PROBLEM TO SOLVE ::
Repeat the material exactly from its first line to the line that includes "12, 5, 3, 1, 1];". Skip pictures.
++++++++++
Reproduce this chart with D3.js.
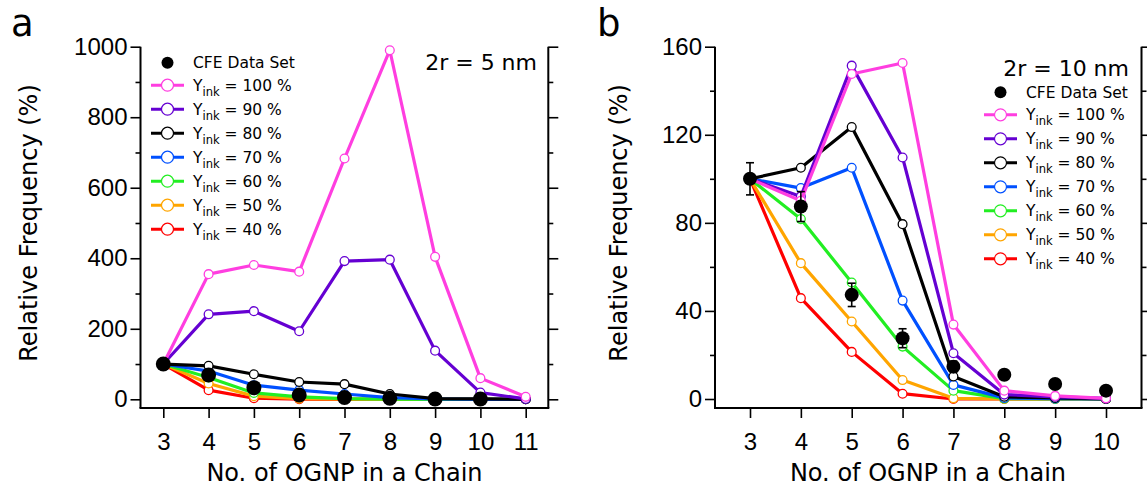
<!DOCTYPE html>
<html>
<head>
<meta charset="utf-8">
<script src="https://cdn.jsdelivr.net/npm/d3@7"></script>
<style>
  html, body { margin: 0; padding: 0; background: #fff; }
  svg { display: block; font-family: "DejaVu Sans", "Liberation Sans", sans-serif; }
</style>
</head>
<body>
<svg id="chart" width="1147" height="486"></svg>
<script>
// ---- Data ------------------------------------------------------------
// Chain length (number of OGNP per chain)
const chainA = [3, 4, 5, 6, 7, 8, 9, 10, 11];
const chainB = [3, 4, 5, 6, 7, 8, 9, 10];

// Ink yield levels and their colours
const yinkLevels = ["100", "90", "80", "70", "60", "50", "40"];
const yinkColors = ["#ff3ee0", "#6500d2", "#000000", "#0050ff", "#22ee22", "#ffa500", "#ff0000"];

// Panel a: 2r = 5 nm, simulated relative frequency (%)
const simA100 = [100, 355, 381, 362, 683, 990, 404, 60, 7];
const simA90  = [100, 241, 250, 193, 392, 396, 138, 19, 1];
const simA80  = [100, 95, 71, 49, 43, 15, 2, 1, 0];
const simA70  = [100, 80, 40, 26, 15, 5, 1, 0, 0];
const simA60  = [100, 62, 18, 7, 2, 0.5, 0, 0, 0];
const simA50  = [100, 45, 9, 2, 0.5, 0, 0, 0, 0];
const simA40  = [100, 26, 3, 0.5, 0, 0, 0, 0, 0];
const cfeA    = [100, 69, 33, 12, 5, 3, 1, 1];

// Panel b: 2r = 10 nm, simulated relative frequency (%)
const simB100 = [100, 90, 147.6, 152.6, 33.8, 3.8, 1.4, 0.3];
const simB90  = [100, 92, 151.4, 109.7, 20.8, 2, 1, 0.3];
const simB80  = [100, 105, 123.5, 79.4, 10.2, 1, 0.5, 0];
const simB70  = [100, 95.8, 105, 44.7, 6.4, 0.5, 0.2, 0];
const simB60  = [100, 81.7, 52.9, 23.8, 3.8, 0.2, 0, 0];
const simB50  = [100, 61.7, 35.2, 8.6, 0.3, 0, 0, 0];
const simB40  = [100, 45.8, 21.4, 2.4, 0, 0, 0, 0];
const cfeB    = [100, 87.4, 47.3, 27.6, 14.7, 11, 6.8, 3.8];
const cfeBErr = [7.3, 6.8, 5.3, 4.3, 2.5, 0, 0, 0];

// Axis ticks
const yTicksA = [0, 200, 400, 600, 800, 1000];
const yMinorA = [100, 300, 500, 700, 900];
const yTicksB = [0, 40, 80, 120, 160];
const yMinorB = [20, 60, 100, 140];

// ---- Drawing ---------------------------------------------------------
const svg = d3.select("#chart");

function drawPanel(cfg) {
  const g = svg.append("g");
  const x = d3.scaleLinear().domain(cfg.xDomain).range(cfg.xRange);
  const y = d3.scaleLinear().domain(cfg.yDomain).range(cfg.yRange);

  // axis frame lines (left, right, bottom)
  const frame = g.append("g").attr("stroke", "#000").attr("stroke-width", 2).attr("fill", "none");
  frame.append("line").attr("x1", cfg.left).attr("x2", cfg.left).attr("y1", cfg.yRange[1]).attr("y2", cfg.bottom);
  frame.append("line").attr("x1", cfg.right).attr("x2", cfg.right).attr("y1", cfg.yRange[1]).attr("y2", cfg.bottom);
  frame.append("line").attr("x1", cfg.left - 1).attr("x2", cfg.right + 1).attr("y1", cfg.bottom).attr("y2", cfg.bottom);

  const styleAxis = sel => {
    sel.select(".domain").remove();
    sel.selectAll(".tick line").attr("stroke", "#000").attr("stroke-width", 1.6);
    sel.selectAll("text").attr("fill", "#000").style("font-size", "24px");
  };

  // left axis with labels
  g.append("g").attr("transform", `translate(${cfg.left},0)`)
    .call(d3.axisLeft(y).tickValues(cfg.yTicks).tickSize(10).tickPadding(3).tickFormat(d3.format("d")))
    .call(styleAxis);
  g.append("g").attr("transform", `translate(${cfg.left},0)`)
    .call(d3.axisLeft(y).tickValues(cfg.yMinor).tickSize(5).tickFormat(""))
    .call(styleAxis);
  // right axis, ticks only
  g.append("g").attr("transform", `translate(${cfg.right},0)`)
    .call(d3.axisRight(y).tickValues(cfg.yTicks).tickSize(10).tickFormat(""))
    .call(styleAxis);
  g.append("g").attr("transform", `translate(${cfg.right},0)`)
    .call(d3.axisRight(y).tickValues(cfg.yMinor).tickSize(5).tickFormat(""))
    .call(styleAxis);
  // bottom axis
  g.append("g").attr("transform", `translate(0,${cfg.bottom})`)
    .call(d3.axisBottom(x).tickValues(cfg.chain).tickSize(10).tickPadding(15).tickFormat(d3.format("d")))
    .call(styleAxis);

  // axis titles
  g.append("text")
    .attr("x", (cfg.xRange[0] + cfg.xRange[1]) / 2).attr("y", 481)
    .attr("text-anchor", "middle").style("font-size", "24px")
    .text("No. of OGNP in a Chain");
  g.append("text")
    .attr("transform", `translate(${cfg.yTitleX},${(cfg.yRange[0] + cfg.yRange[1]) / 2}) rotate(-90)`)
    .attr("text-anchor", "middle").style("font-size", "24px")
    .text("Relative Frequency (%)");
  // panel letter
  g.append("text").attr("x", cfg.letterX).attr("y", 36).style("font-size", "37px").text(cfg.letter);
  // size annotation
  g.append("text").attr("x", cfg.sizeX).attr("y", cfg.sizeY).attr("text-anchor", "end")
    .style("font-size", "22px").text(cfg.sizeLabel);

  // simulated series, lowest yield first
  const line = d3.line().x((d, i) => x(cfg.chain[i])).y(d => y(d));
  for (let k = cfg.series.length - 1; k >= 0; k--) {
    const vals = cfg.series[k];
    const col = yinkColors[k];
    g.append("path").datum(vals)
      .attr("d", line).attr("fill", "none").attr("stroke", col)
      .attr("stroke-width", 3.2).attr("stroke-linejoin", "round");
    g.append("g").selectAll("circle").data(vals).join("circle")
      .attr("cx", (d, i) => x(cfg.chain[i])).attr("cy", d => y(d)).attr("r", 4.4)
      .attr("fill", "#fff").attr("stroke", col).attr("stroke-width", 1.3);
  }

  // experimental data: error bars then filled markers
  if (cfg.cfeErr) {
    const eb = g.append("g").attr("stroke", "#000").attr("stroke-width", 1.6);
    cfg.cfe.forEach((v, i) => {
      const e = cfg.cfeErr[i];
      if (!e) return;
      const cx = x(cfg.chain[i]);
      eb.append("line").attr("x1", cx).attr("x2", cx).attr("y1", y(v - e)).attr("y2", y(v + e));
      eb.append("line").attr("x1", cx - 4).attr("x2", cx + 4).attr("y1", y(v - e)).attr("y2", y(v - e));
      eb.append("line").attr("x1", cx - 4).attr("x2", cx + 4).attr("y1", y(v + e)).attr("y2", y(v + e));
    });
  }
  g.append("g").selectAll("circle").data(cfg.cfe).join("circle")
    .attr("cx", (d, i) => x(cfg.chain[i])).attr("cy", d => y(d)).attr("r", cfg.dotR).attr("fill", "#000");

  // legend
  const lg = g.append("g");
  const rowH = 24;
  lg.append("circle").attr("cx", cfg.legX + 16.5).attr("cy", cfg.legY).attr("r", 6).attr("fill", "#000");
  lg.append("text").attr("x", cfg.legX + 42).attr("y", cfg.legY + 5.5).style("font-size", "15.5px").text("CFE Data Set");
  yinkLevels.forEach((lvl, k) => {
    const cy = cfg.legY + 22.5 + k * rowH;
    lg.append("line").attr("x1", cfg.legX).attr("x2", cfg.legX + 33).attr("y1", cy).attr("y2", cy)
      .attr("stroke", yinkColors[k]).attr("stroke-width", 3);
    lg.append("circle").attr("cx", cfg.legX + 16.5).attr("cy", cy).attr("r", 6)
      .attr("fill", "#fff").attr("stroke", yinkColors[k]).attr("stroke-width", 1.2);
    const t = lg.append("text").attr("x", cfg.legX + 42).attr("y", cy + 5.5).style("font-size", "15.5px");
    t.append("tspan").text("Y");
    t.append("tspan").attr("dy", 5).style("font-size", "11.5px").text("ink");
    t.append("tspan").attr("dy", -5).text(` = ${lvl} %`);
  });
}

drawPanel({
  chain: chainA, xDomain: [3, 11], xRange: [163.3, 525.7],
  yDomain: [0, 1000], yRange: [399.3, 46.7],
  left: 140.5, right: 548.3, bottom: 408,
  yTicks: yTicksA, yMinor: yMinorA,
  series: [simA100, simA90, simA80, simA70, simA60, simA50, simA40],
  cfe: cfeA, cfeErr: null, dotR: 7.5,
  yTitleX: 37, letter: "a", letterX: 11,
  sizeLabel: "2r = 5 nm", sizeX: 537, sizeY: 69.5,
  legX: 151, legY: 62.7
});

drawPanel({
  chain: chainB, xDomain: [3, 10], xRange: [750, 1106],
  yDomain: [0, 160], yRange: [399, 46.7],
  left: 715, right: 1141.5, bottom: 408,
  yTicks: yTicksB, yMinor: yMinorB,
  series: [simB100, simB90, simB80, simB70, simB60, simB50, simB40],
  cfe: cfeB, cfeErr: cfeBErr, dotR: 7,
  yTitleX: 627, letter: "b", letterX: 597,
  sizeLabel: "2r = 10 nm", sizeX: 1129, sizeY: 76,
  legX: 984, legY: 92.3
});
</script>
</body>
</html>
++++++++++
RESULT OF THIS TASK ::
Reproduce this chart with D3.js.
<!DOCTYPE html>
<html>
<head>
<meta charset="utf-8">
<script src="https://cdn.jsdelivr.net/npm/d3@7"></script>
<style>
  html, body { margin: 0; padding: 0; background: #fff; }
  svg { display: block; font-family: "DejaVu Sans", "Liberation Sans", sans-serif; }
</style>
</head>
<body>
<svg id="chart" width="1147" height="486"></svg>
<script>
// ---- Data ------------------------------------------------------------
// Chain length (number of OGNP per chain)
const chainA = [3, 4, 5, 6, 7, 8, 9, 10, 11];
const chainB = [3, 4, 5, 6, 7, 8, 9, 10];

// Ink yield levels and their colours
const yinkLevels = ["100", "90", "80", "70", "60", "50", "40"];
const yinkColors = ["#ff3ee0", "#6500d2", "#000000", "#0050ff", "#22ee22", "#ffa500", "#ff0000"];

// Panel a: 2r = 5 nm, simulated relative frequency (%)
const simA100 = [100, 355, 381, 362, 683, 990, 404, 60, 7];
const simA90  = [100, 241, 250, 193, 392, 396, 138, 19, 1];
const simA80  = [100, 95, 71, 49, 43, 15, 2, 1, 0];
const simA70  = [100, 80, 40, 26, 15, 5, 1, 0, 0];
const simA60  = [100, 62, 18, 7, 2, 0.5, 0, 0, 0];
const simA50  = [100, 45, 9, 2, 0.5, 0, 0, 0, 0];
const simA40  = [100, 26, 3, 0.5, 0, 0, 0, 0, 0];
const cfeA    = [100, 69, 33, 12, 5, 3, 1, 1];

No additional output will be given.